I've come up with some examples to apply the Hurewicz theorem to compute $H_1(X)$.
This is only interesting if $\pi_1(X)$ is not abelian. The only examples of $X$ such that $\pi_1(X)$ not abelian I can come up with are $\vee_i S^1$ and $\Sigma_g$ the surface of genus $g$ for $g > 1$.
Does anyone know any other examples, preferably easy ones? Many thanks for your help!
One more example: complement to any non-trivial knot in $S^3$ has non-abelian $\pi_1$.
I am late to the party here, but take any finitely presented group, say $G=\langle x_1,\ldots , x_n: r_1,\ldots r_m \rangle$. Take a bouquet of circles embedded in 4-space and a tubular neighborhood thereof. This is a space with fund. group free of rank $n$. Now carve out a tubular neighborhood of the words represented by the relations, and sew in $D^2 \times S^2$s in their place. There is plenty of room to do this in 4-space.
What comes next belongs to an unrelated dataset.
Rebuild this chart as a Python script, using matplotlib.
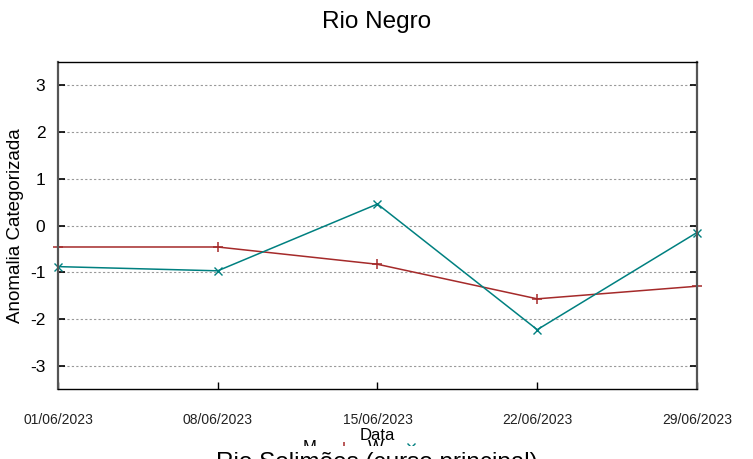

So you can construct a $4$-manifold with $\pi_1$ being any finitely presented group that you like.
Try the cube with a twist
Take the quotient space of the cube $I^3$ obtained by identifying each square face with opposite square via the right handed screw motion consisting of a translation by 1 unit perpendicular to the face, combined with a one-quarter twist of its face about it's center point.
I think it is a problem in Hatcher's book somewhere
Consider the figure 8. Using Van Kampen's theorem, you know that its fundamental group is the free product of the additive group integers with itself. Said group is nastily non-abelian.